Se inicia la novela con una utilización de la arriesgada segunda persona de la que sale airosa su autora —Estás tan nerviosa que te aprieta el corazón. No te gusta salir sola de noche. Te aterra. Te atormentan un bombardeo de imágenes y noticias truculentas sobre violaciones secuestros asesinatos. Chicas jóvenes y guapas. Como tú. Mierda. —, para luego meternos de lleno en esos juegos sexuales en los que el componente Eros/Tanatos resulta medular —Existe un placer oscuro, una pulsión de muerte freudiana. Un morir orgásmico cuando los dedos del amante rodean tu cuello y el aire te huye despacio. —. Relata con obsesión cuantitativa la autora las sucesivas orgías a las que se entrega el grupo —Hasta el punto de que cuando Max se despertaba en mitad de la noche y miraba a su alrededor, nunca sabía cuáles eran sus extremidades. Sus cuerpos juntos formaban un monstruo con ocho brazos y ocho piernas, dos penes y dos vaginas, cuatro bocas, cuarenta dedos, cuatro lenguas… Un amasijo de cabello y piel. Un monstruo invencible. —, ya que esos ejercicios sexuales forman parte del imaginario erótico de media humanidad, y apunta, como en esa película espléndida del cineasta británico Steve McQueen titulada Shame (puede que el más logrado retrato de la obsesión sexual) a que la necesidad compulsiva de sexo no genera placer sino angustia: Alicia sentía una insatisfacción que crecía a medida que devoraba hombres.

Hay sexo entre mujeres —Alicia se quedó hipnotizada mientras observaba como sus pechos enormes se rebelaban contra los aros del sujetador, demasiado pequeño para ella. Entonces sus ojos se posaron en el pubis de Martina. Tenía  un vello amelocotonado, de reflejos rubios, casi aniñado. Alicia sintió el impulso de acariciarlo con los labios. —; violaciones —Las persianas estaban abiertas y la luz de la luna se colaba en la habitación iluminando la escena. Max estaba erguido en la cama penetrando de rodillas a Silvia, que yacía boca abajo desnuda, completamente inconsciente. Le tiraba del pelo que tenía sujeto  en su mano derecha, como las bridas de una yegua, mientras la embestía con violencia.  Su cuerpo de dios nórdico brillaba sudoroso, entregado al placer de poseer a su presa. — y un sinfín de cópulas descritas con precisión. 

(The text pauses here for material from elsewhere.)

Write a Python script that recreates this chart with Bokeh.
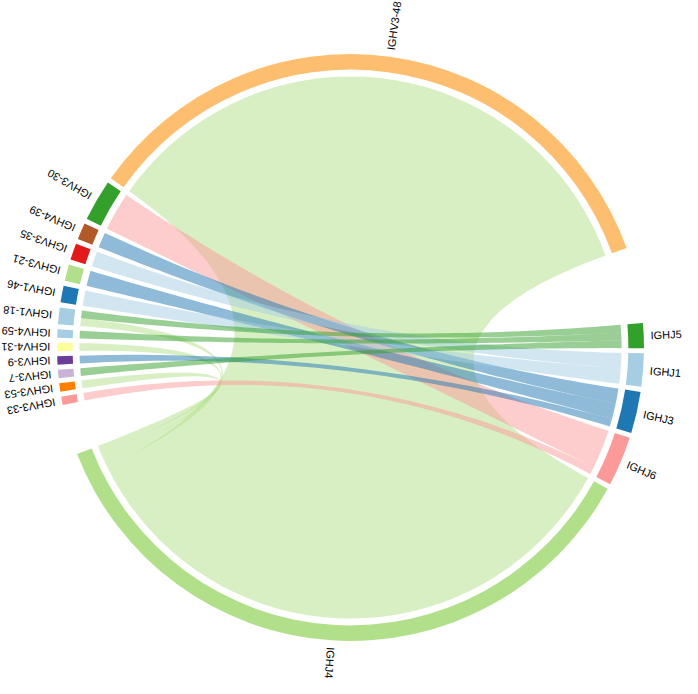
import numpy as np
from bokeh.plotting import figure
from bokeh.models import ColumnDataSource
from bokeh.core.properties import value
from bokeh.embed import file_html
from bokeh.resources import INLINE

# ---- data ----
v_genes = ["IGHV3-48", "IGHV3-30", "IGHV4-39", "IGHV3-35", "IGHV3-21", "IGHV1-46",
           "IGHV1-18", "IGHV4-59", "IGHV4-31", "IGHV3-9", "IGHV3-7", "IGHV3-53", "IGHV3-33"]
j_genes = ["IGHJ4", "IGHJ6", "IGHJ3", "IGHJ1", "IGHJ5"]

v_colors = ["#FDBF6F", "#33A02C", "#B15928", "#E31A1C", "#B2DF8A", "#1F78B4",
            "#A6CEE3", "#A6CEE3", "#FFFF99", "#6A3D9A", "#CAB2D6", "#FF7F00", "#FB9A99"]
j_colors = ["#B2DF8A", "#FB9A99", "#1F78B4", "#A6CEE3", "#33A02C"]

link_from = ["IGHV3-48", "IGHV3-30", "IGHV4-39", "IGHV3-35", "IGHV3-21", "IGHV1-46",
             "IGHV1-18", "IGHV1-18", "IGHV4-59", "IGHV4-31", "IGHV3-9", "IGHV3-7",
             "IGHV3-53", "IGHV3-33"]
link_to = ["IGHJ4", "IGHJ6", "IGHJ3", "IGHJ1", "IGHJ3", "IGHJ1",
           "IGHJ5", "IGHJ4", "IGHJ5", "IGHJ4", "IGHJ3", "IGHJ5",
           "IGHJ4", "IGHJ6"]
link_value = [76, 5, 2, 2, 2, 2, 1, 1, 1, 1, 1, 1, 1, 1]

# ---- layout (pixel units, 1 data unit = 1 px) ----
S = 0.975
R_OUT, R_IN, R_CH, R_LAB = 301 * S, 285 * S, 278 * S, 308 * S
START_DEG = 19.8
GAP_SMALL, GAP_LEFT, GAP_RIGHT = 1.0, 10.0, 15.0

sectors = v_genes + j_genes
colors = dict(zip(sectors, v_colors + j_colors))
totals = {s: 0.0 for s in sectors}
for f, t, v in zip(link_from, link_to, link_value):
    totals[f] += v
    totals[t] += v
gaps = []
for s in sectors:
    if s == v_genes[-1]:
        gaps.append(GAP_LEFT)
    elif s == j_genes[-1]:
        gaps.append(GAP_RIGHT)
    else:
        gaps.append(GAP_SMALL)
unit = (360.0 - sum(gaps)) / sum(totals.values())

start, end = {}, {}
a = START_DEG
for s, g in zip(sectors, gaps):
    start[s] = a
    end[s] = a + totals[s] * unit
    a = end[s] + g
mid = {s: (start[s] + end[s]) / 2 for s in sectors}

# place links within sectors (nested order, to reduce crossing)
link_pos = {}
for s in sectors:
    idx = [i for i in range(len(link_from)) if link_from[i] == s or link_to[i] == s]
    def other(i):
        return link_to[i] if link_from[i] == s else link_from[i]
    idx.sort(key=lambda i: -((mid[other(i)] - mid[s]) % 360))
    pos = start[s]
    for i in idx:
        w = link_value[i] * unit
        link_pos[(i, s)] = (pos, pos + w)
        pos += w


def arc(r, a0, a1, n=40):
    t = np.radians(np.linspace(a0, a1, n))
    return r * np.cos(t), r * np.sin(t)


def bez(p0, p2, n=60):
    t = np.linspace(0, 1, n)[:, None]
    c = np.array([0.0, 0.0])
    pts = (1 - t) ** 2 * np.array(p0) + 2 * (1 - t) * t * c + t ** 2 * np.array(p2)
    return pts[:, 0], pts[:, 1]


def pt(r, ang):
    return (r * np.cos(np.radians(ang)), r * np.sin(np.radians(ang)))


xs, ys, fc = [], [], []
for i in range(len(link_from)):
    a1, a2 = link_pos[(i, link_from[i])]
    b1, b2 = link_pos[(i, link_to[i])]
    x1, y1 = arc(R_CH, a1, a2)
    x2, y2 = bez(pt(R_CH, a2), pt(R_CH, b1))
    x3, y3 = arc(R_CH, b1, b2)
    x4, y4 = bez(pt(R_CH, b2), pt(R_CH, a1))
    xs.append(np.concatenate([x1, x2, x3, x4]).tolist())
    ys.append(np.concatenate([y1, y2, y3, y4]).tolist())
    fc.append(colors[link_to[i]])

W, H = 682, 678
CX, CY = 350, 347
p = figure(width=W, height=H, output_backend="svg", toolbar_location=None,
           x_range=(-CX, W - CX), y_range=(CY - H, CY),
           x_axis_type=None, y_axis_type=None, min_border=0)
p.outline_line_color = None
p.xgrid.visible = False
p.ygrid.visible = False

p.patches(xs=xs, ys=ys, fill_color=fc, fill_alpha=0.5, line_color=None)

src = ColumnDataSource(dict(
    x=[0] * len(sectors), y=[0] * len(sectors),
    s=[np.radians(start[s]) for s in sectors],
    e=[np.radians(end[s]) for s in sectors],
    c=[colors[s] for s in sectors]))
p.annular_wedge(x="x", y="y", inner_radius=R_IN, outer_radius=R_OUT,
                start_angle="s", end_angle="e", fill_color="c", line_color=None,
                direction="anticlock", source=src)

lab = ColumnDataSource(dict(
    x=[R_LAB * np.cos(np.radians(mid[s])) for s in sectors],
    y=[R_LAB * np.sin(np.radians(mid[s])) for s in sectors],
    t=sectors,
    ang=[np.radians(mid[s]) for s in sectors]))
p.text(x="x", y="y", text="t", angle="ang", source=lab,
       text_align="left", text_baseline="middle",
       text_font=value("Liberation Sans"), text_font_size="11px", text_color="black")

open("out.html", "w").write(file_html(p, INLINE))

A los personajes de El juego de morirse, no tan alejados de la realidad en su consumo compulsivo de sexo, les sucede lo que Catherine Millet narraba en sus memorias sexuales La vida sexual de Catherine M., publicado por Editorial Anagrama y que fue un notable éxito comercial: el coito sin implicación emocional, como el que practicaba, según propia confesión, esa comisaria de exposiciones y especialista en Salvador Dalí que iba cada noche al Bois de Boulogne para ser poseída por decenas de desconocidos puestos en fila, produce un enorme vacío. Estamos pues ante una novela erótica, la de Sandra Martínez-Raguso, alejada de la línea light de Grey y compañía, que gira sobre esa banalización del sexo tan frecuente en nuestros días.